Goal: Reproduce the data exactly and drop any pictures it holds.

BEGIN Provided data

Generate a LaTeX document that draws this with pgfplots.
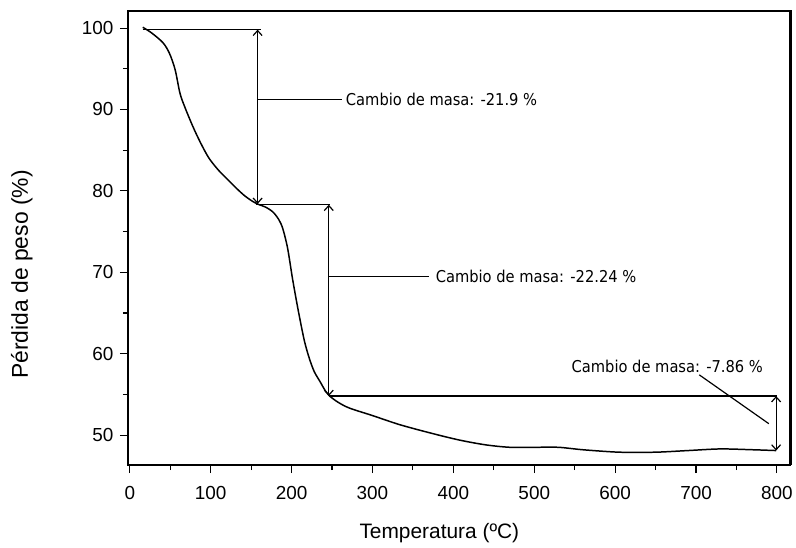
\documentclass[border=0pt]{standalone}
\usepackage{fontspec}
\setmainfont{Liberation Sans}
\newfontfamily\annfont{DejaVu Sans Condensed}
\usepackage{pgfplots}
\pgfplotsset{compat=1.18}
\usetikzlibrary{arrows.meta}
\begin{document}
\begin{tikzpicture}
\path (0,0) rectangle (796bp,548bp);
\begin{axis}[
  at={(128bp,537bp)}, anchor=north west,
  scale only axis, width=664bp, height=455bp,
  xmin=-2.5, xmax=817, ymin=46.3, ymax=102.1,
  xtick={0,100,...,800}, minor xtick={50,150,...,750},
  ytick={50,60,...,100}, minor ytick={55,65,...,95},
  xtick pos=bottom, ytick pos=left, tick align=outside,
  major tick length=8bp, minor tick length=5bp,
  every tick/.style={black, line width=1.1pt},
  axis line style={line width=1.6pt},
  /pgf/number format/assume math mode=true,
  tick label style={font=\fontsize{19}{22}\selectfont},
  xticklabel style={yshift=-10bp},
  yticklabel style={xshift=-3bp},
  xlabel={Temperatura (ºC)}, ylabel={Pérdida de peso (\%)},
  every axis x label/.style={at={(axis description cs:0.47,-0.149)}, anchor=center, font=\fontsize{21}{24}\selectfont},
  every axis y label/.style={at={(axis description cs:-0.16,0.42)}, rotate=90, anchor=center, font=\fontsize{23}{26}\selectfont},
  clip=false,
]
\draw[line width=2.8pt, black] (rel axis cs:0,1) -- (rel axis cs:1,1) -- (rel axis cs:1,0);
\addplot[black, line width=1.5pt, smooth, tension=0.5] coordinates {
(16,100.1) (27,99.4) (41,98.2) (49,96.9) (56,94.9) (62,92.0) (68,90.3) (78,87.9)
(88,85.8) (98,84.0) (110,82.5) (122,81.3) (132,80.3) (142,79.4) (152,78.7)
(160,78.3) (168,78.0) (177,77.4) (184,76.5) (189,75.4) (195,73) (201,69.3)
(206,66.5) (210,64.4) (216,61.5) (222,59.4) (228,57.8) (235,56.6) (242,55.4)
(247,54.8) (258,54.0) (272,53.3) (300,52.4) (333,51.3) (370,50.3) (407,49.4)
(440,48.8) (470,48.5) (500,48.5) (530,48.5) (560,48.2) (605,47.9) (650,47.9)
(690,48.1) (730,48.3) (770,48.2) (799,48.1)
};
% annotations
\draw[line width=1.2pt] (axis cs:16,99.8) -- (axis cs:162,99.8);
\draw[line width=1.2pt, {Straight Barb[length=5bp,width=9bp]}-{Straight Barb[length=5bp,width=9bp]}] (axis cs:158,99.8) -- (axis cs:158,78.4);
\draw[line width=1.2pt] (axis cs:158,91.2) -- (axis cs:262,91.2);
\node[anchor=west, inner sep=0pt, font=\annfont\fontsize{16.4}{18}\selectfont] at (axis cs:267,91.2) {Cambio de masa: -21.9 \%};

\draw[line width=1.2pt] (axis cs:156,78.3) -- (axis cs:247,78.3);
\draw[line width=1.2pt, {Straight Barb[length=5bp,width=9bp]}-{Straight Barb[length=5bp,width=9bp]}] (axis cs:246,78.3) -- (axis cs:246,54.8);
\draw[line width=1.2pt] (axis cs:246,69.5) -- (axis cs:370,69.5);
\node[anchor=west, inner sep=0pt, font=\annfont\fontsize{16.4}{18}\selectfont] at (axis cs:378,69.5) {Cambio de masa: -22.24 \%};

\draw[line width=1.1pt] (axis cs:246,54.8) -- (axis cs:800,54.8);
\draw[line width=1.2pt, {Straight Barb[length=5bp,width=9bp]}-{Straight Barb[length=5bp,width=9bp]}] (axis cs:799,54.8) -- (axis cs:799,48.1);
\draw[line width=1.2pt] (axis cs:704,57.4) -- (axis cs:790,51.4);
\node[anchor=west, inner sep=0pt, font=\annfont\fontsize{16.4}{18}\selectfont] at (axis cs:546,58.4) {Cambio de masa: -7.86 \%};
\end{axis}
\end{tikzpicture}
\end{document}
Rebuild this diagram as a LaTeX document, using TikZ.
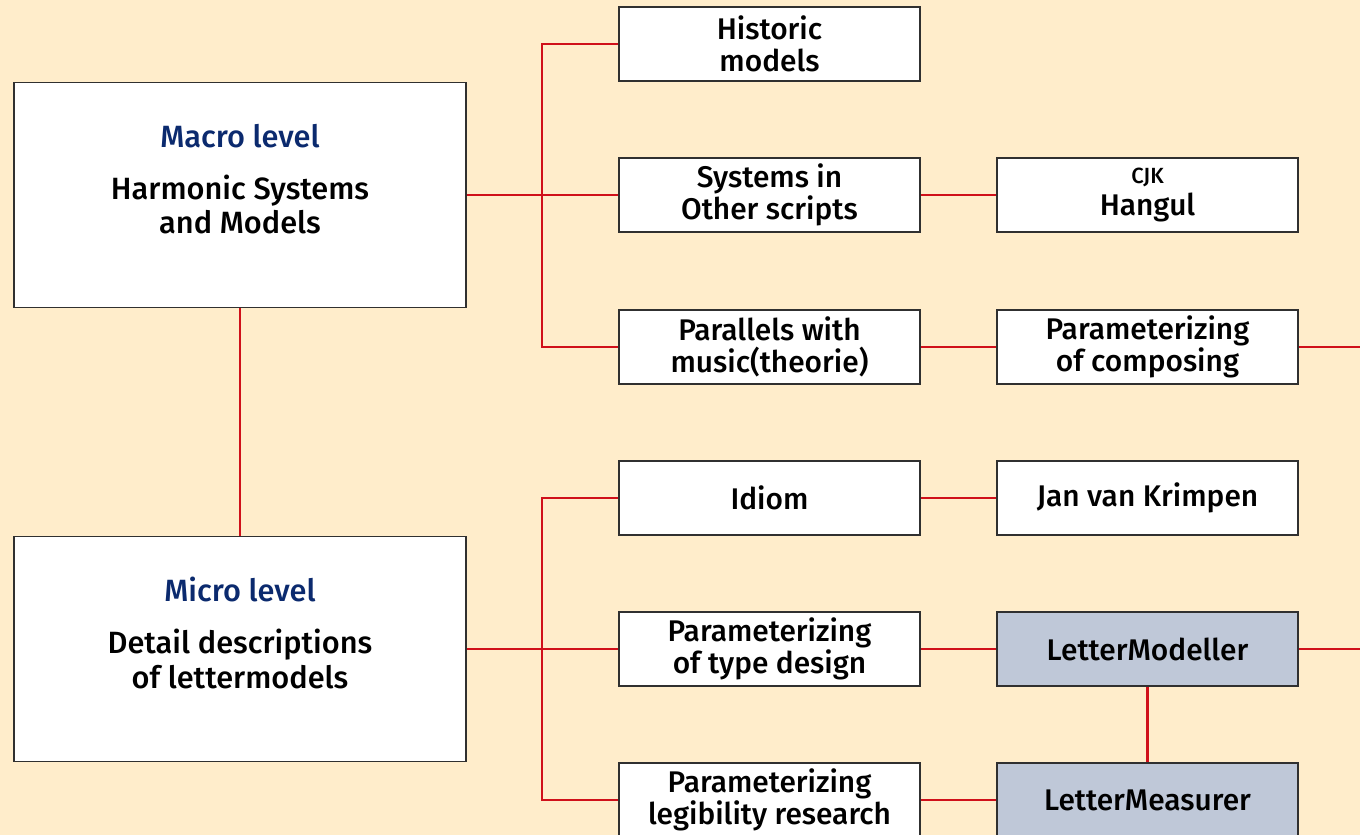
\documentclass[tikz,border=0pt]{standalone}
\usepackage{fontspec}
\setmainfont{Fira Sans}[UprightFont=* Medium]
\usetikzlibrary{calc}

\definecolor{cream}{HTML}{FFEDCB}
\definecolor{linkred}{HTML}{D0101A}
\definecolor{levelblue}{HTML}{0B2A6E}
\definecolor{toolgray}{HTML}{BFC8D8}
\definecolor{edgegray}{HTML}{303030}

\tikzset{
    levelbox/.style={draw=edgegray,line width=1.1pt,fill=white,minimum width=9.04cm,minimum height=4.5cm,inner sep=0},
    topicbox/.style={draw=edgegray,line width=1.1pt,fill=white,minimum width=6.02cm,minimum height=1.48cm,inner sep=0,align=center,
        font=\fontsize{17}{18.5}\selectfont},
    toolbox/.style={topicbox,fill=toolgray},
    leveltext/.style={align=center,font=\fontsize{17.5}{19.5}\selectfont},
    link/.style={draw=linkred,line width=1.2pt}
}

\begin{document}
\begin{tikzpicture}[x=0.02cm,y=-0.02cm]
    \fill[cream] (0,0) rectangle (1360,835);
    \useasboundingbox (0,0) rectangle (1360,835);
    % left: the two levels
    \node[levelbox] (macro) at (240,195) {};
    \node[leveltext] (macrolbl) at (240,179) {{\color{levelblue}Macro level}\\[10pt]Harmonic Systems\\and Models};
    \node[levelbox] (micro) at (240,649) {};
    \node[leveltext] (microlbl) at (240,633) {{\color{levelblue}Micro level}\\[10pt]Detail descriptions\\of lettermodels};
    % middle column
    \node[topicbox] (historic) at (769.5,44) {Historic\\models};
    \node[topicbox] (scripts) at (769.5,195) {Systems in\\Other scripts};
    \node[topicbox] (music) at (769.5,347) {Parallels with\\music(theorie)};
    \node[topicbox] (idiom) at (769.5,498) {Idiom};
    \node[topicbox] (typedesign) at (769.5,649) {Parameterizing\\of type design};
    \node[topicbox] (legibility) at (769.5,800) {Parameterizing\\legibility research};
    % right column
    \node[topicbox] (hangul) at (1147.5,195) {{\fontsize{12.5}{12}\selectfont CJK}\\Hangul};
    \node[topicbox] (composing) at (1147.5,347) {Parameterizing\\of composing};
    \node[topicbox] (krimpen) at (1147.5,498) {Jan van Krimpen};
    \node[toolbox] (modeller) at (1147.5,649) {LetterModeller};
    \node[toolbox] (measurer) at (1147.5,800) {LetterMeasurer};
    % connectors
    \coordinate (busmacro) at (542,195);
    \coordinate (busmicro) at (542,649);
    \coordinate (outcomposing) at (1360,347);
    \coordinate (outmodeller) at (1360,649);
    \draw[link] (macro.south) -- (micro.north);
    \draw[link] (macro.east) -- (scripts.west);
    \draw[link] (historic.west) -| (busmacro) |- (music.west);
    \draw[link] (micro.east) -- (typedesign.west);
    \draw[link] (idiom.west) -| (busmicro) |- (legibility.west);
    \draw[link] (scripts) -- (hangul);
    \draw[link] (music) -- (composing);
    \draw[link] (idiom) -- (krimpen);
    \draw[link] (typedesign) -- (modeller);
    \draw[link] (legibility) -- (measurer);
    \draw[link] (modeller) -- (measurer);
    \draw[link] (composing.east) -- (outcomposing);
    \draw[link] (modeller.east) -- (outmodeller);
\end{tikzpicture}
\end{document}
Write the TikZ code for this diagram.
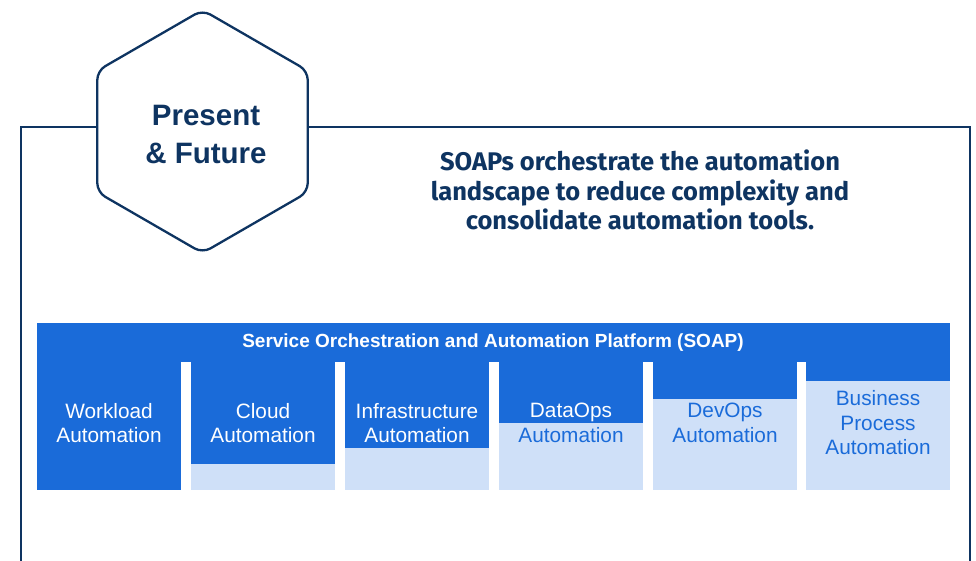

END Provided data

Written reply:
Generate a LaTeX document that draws this with pgfplots.
\documentclass[border=0pt]{standalone}
\usepackage{fontspec}
\setmainfont{Liberation Sans}
\newfontfamily\annfont{DejaVu Sans Condensed}
\usepackage{pgfplots}
\pgfplotsset{compat=1.18}
\usetikzlibrary{arrows.meta}
\begin{document}
\begin{tikzpicture}
\path (0,0) rectangle (796bp,548bp);
\begin{axis}[
  at={(128bp,537bp)}, anchor=north west,
  scale only axis, width=664bp, height=455bp,
  xmin=-2.5, xmax=817, ymin=46.3, ymax=102.1,
  xtick={0,100,...,800}, minor xtick={50,150,...,750},
  ytick={50,60,...,100}, minor ytick={55,65,...,95},
  xtick pos=bottom, ytick pos=left, tick align=outside,
  major tick length=8bp, minor tick length=5bp,
  every tick/.style={black, line width=1.1pt},
  axis line style={line width=1.6pt},
  /pgf/number format/assume math mode=true,
  tick label style={font=\fontsize{19}{22}\selectfont},
  xticklabel style={yshift=-10bp},
  yticklabel style={xshift=-3bp},
  xlabel={Temperatura (ºC)}, ylabel={Pérdida de peso (\%)},
  every axis x label/.style={at={(axis description cs:0.47,-0.149)}, anchor=center, font=\fontsize{21}{24}\selectfont},
  every axis y label/.style={at={(axis description cs:-0.16,0.42)}, rotate=90, anchor=center, font=\fontsize{23}{26}\selectfont},
  clip=false,
]
\draw[line width=2.8pt, black] (rel axis cs:0,1) -- (rel axis cs:1,1) -- (rel axis cs:1,0);
\addplot[black, line width=1.5pt, smooth, tension=0.5] coordinates {
(16,100.1) (27,99.4) (41,98.2) (49,96.9) (56,94.9) (62,92.0) (68,90.3) (78,87.9)
(88,85.8) (98,84.0) (110,82.5) (122,81.3) (132,80.3) (142,79.4) (152,78.7)
(160,78.3) (168,78.0) (177,77.4) (184,76.5) (189,75.4) (195,73) (201,69.3)
(206,66.5) (210,64.4) (216,61.5) (222,59.4) (228,57.8) (235,56.6) (242,55.4)
(247,54.8) (258,54.0) (272,53.3) (300,52.4) (333,51.3) (370,50.3) (407,49.4)
(440,48.8) (470,48.5) (500,48.5) (530,48.5) (560,48.2) (605,47.9) (650,47.9)
(690,48.1) (730,48.3) (770,48.2) (799,48.1)
};
% annotations
\draw[line width=1.2pt] (axis cs:16,99.8) -- (axis cs:162,99.8);
\draw[line width=1.2pt, {Straight Barb[length=5bp,width=9bp]}-{Straight Barb[length=5bp,width=9bp]}] (axis cs:158,99.8) -- (axis cs:158,78.4);
\draw[line width=1.2pt] (axis cs:158,91.2) -- (axis cs:262,91.2);
\node[anchor=west, inner sep=0pt, font=\annfont\fontsize{16.4}{18}\selectfont] at (axis cs:267,91.2) {Cambio de masa: -21.9 \%};

\draw[line width=1.2pt] (axis cs:156,78.3) -- (axis cs:247,78.3);
\draw[line width=1.2pt, {Straight Barb[length=5bp,width=9bp]}-{Straight Barb[length=5bp,width=9bp]}] (axis cs:246,78.3) -- (axis cs:246,54.8);
\draw[line width=1.2pt] (axis cs:246,69.5) -- (axis cs:370,69.5);
\node[anchor=west, inner sep=0pt, font=\annfont\fontsize{16.4}{18}\selectfont] at (axis cs:378,69.5) {Cambio de masa: -22.24 \%};

\draw[line width=1.1pt] (axis cs:246,54.8) -- (axis cs:800,54.8);
\draw[line width=1.2pt, {Straight Barb[length=5bp,width=9bp]}-{Straight Barb[length=5bp,width=9bp]}] (axis cs:799,54.8) -- (axis cs:799,48.1);
\draw[line width=1.2pt] (axis cs:704,57.4) -- (axis cs:790,51.4);
\node[anchor=west, inner sep=0pt, font=\annfont\fontsize{16.4}{18}\selectfont] at (axis cs:546,58.4) {Cambio de masa: -7.86 \%};
\end{axis}
\end{tikzpicture}
\end{document}
Rebuild this diagram as a LaTeX document, using TikZ.
\documentclass[tikz,border=0pt]{standalone}
\usepackage{fontspec}
\setmainfont{Fira Sans}[UprightFont=* Medium]
\usetikzlibrary{calc}

\definecolor{cream}{HTML}{FFEDCB}
\definecolor{linkred}{HTML}{D0101A}
\definecolor{levelblue}{HTML}{0B2A6E}
\definecolor{toolgray}{HTML}{BFC8D8}
\definecolor{edgegray}{HTML}{303030}

\tikzset{
    levelbox/.style={draw=edgegray,line width=1.1pt,fill=white,minimum width=9.04cm,minimum height=4.5cm,inner sep=0},
    topicbox/.style={draw=edgegray,line width=1.1pt,fill=white,minimum width=6.02cm,minimum height=1.48cm,inner sep=0,align=center,
        font=\fontsize{17}{18.5}\selectfont},
    toolbox/.style={topicbox,fill=toolgray},
    leveltext/.style={align=center,font=\fontsize{17.5}{19.5}\selectfont},
    link/.style={draw=linkred,line width=1.2pt}
}

\begin{document}
\begin{tikzpicture}[x=0.02cm,y=-0.02cm]
    \fill[cream] (0,0) rectangle (1360,835);
    \useasboundingbox (0,0) rectangle (1360,835);
    % left: the two levels
    \node[levelbox] (macro) at (240,195) {};
    \node[leveltext] (macrolbl) at (240,179) {{\color{levelblue}Macro level}\\[10pt]Harmonic Systems\\and Models};
    \node[levelbox] (micro) at (240,649) {};
    \node[leveltext] (microlbl) at (240,633) {{\color{levelblue}Micro level}\\[10pt]Detail descriptions\\of lettermodels};
    % middle column
    \node[topicbox] (historic) at (769.5,44) {Historic\\models};
    \node[topicbox] (scripts) at (769.5,195) {Systems in\\Other scripts};
    \node[topicbox] (music) at (769.5,347) {Parallels with\\music(theorie)};
    \node[topicbox] (idiom) at (769.5,498) {Idiom};
    \node[topicbox] (typedesign) at (769.5,649) {Parameterizing\\of type design};
    \node[topicbox] (legibility) at (769.5,800) {Parameterizing\\legibility research};
    % right column
    \node[topicbox] (hangul) at (1147.5,195) {{\fontsize{12.5}{12}\selectfont CJK}\\Hangul};
    \node[topicbox] (composing) at (1147.5,347) {Parameterizing\\of composing};
    \node[topicbox] (krimpen) at (1147.5,498) {Jan van Krimpen};
    \node[toolbox] (modeller) at (1147.5,649) {LetterModeller};
    \node[toolbox] (measurer) at (1147.5,800) {LetterMeasurer};
    % connectors
    \coordinate (busmacro) at (542,195);
    \coordinate (busmicro) at (542,649);
    \coordinate (outcomposing) at (1360,347);
    \coordinate (outmodeller) at (1360,649);
    \draw[link] (macro.south) -- (micro.north);
    \draw[link] (macro.east) -- (scripts.west);
    \draw[link] (historic.west) -| (busmacro) |- (music.west);
    \draw[link] (micro.east) -- (typedesign.west);
    \draw[link] (idiom.west) -| (busmicro) |- (legibility.west);
    \draw[link] (scripts) -- (hangul);
    \draw[link] (music) -- (composing);
    \draw[link] (idiom) -- (krimpen);
    \draw[link] (typedesign) -- (modeller);
    \draw[link] (legibility) -- (measurer);
    \draw[link] (modeller) -- (measurer);
    \draw[link] (composing.east) -- (outcomposing);
    \draw[link] (modeller.east) -- (outmodeller);
\end{tikzpicture}
\end{document}
Write the TikZ code for this diagram.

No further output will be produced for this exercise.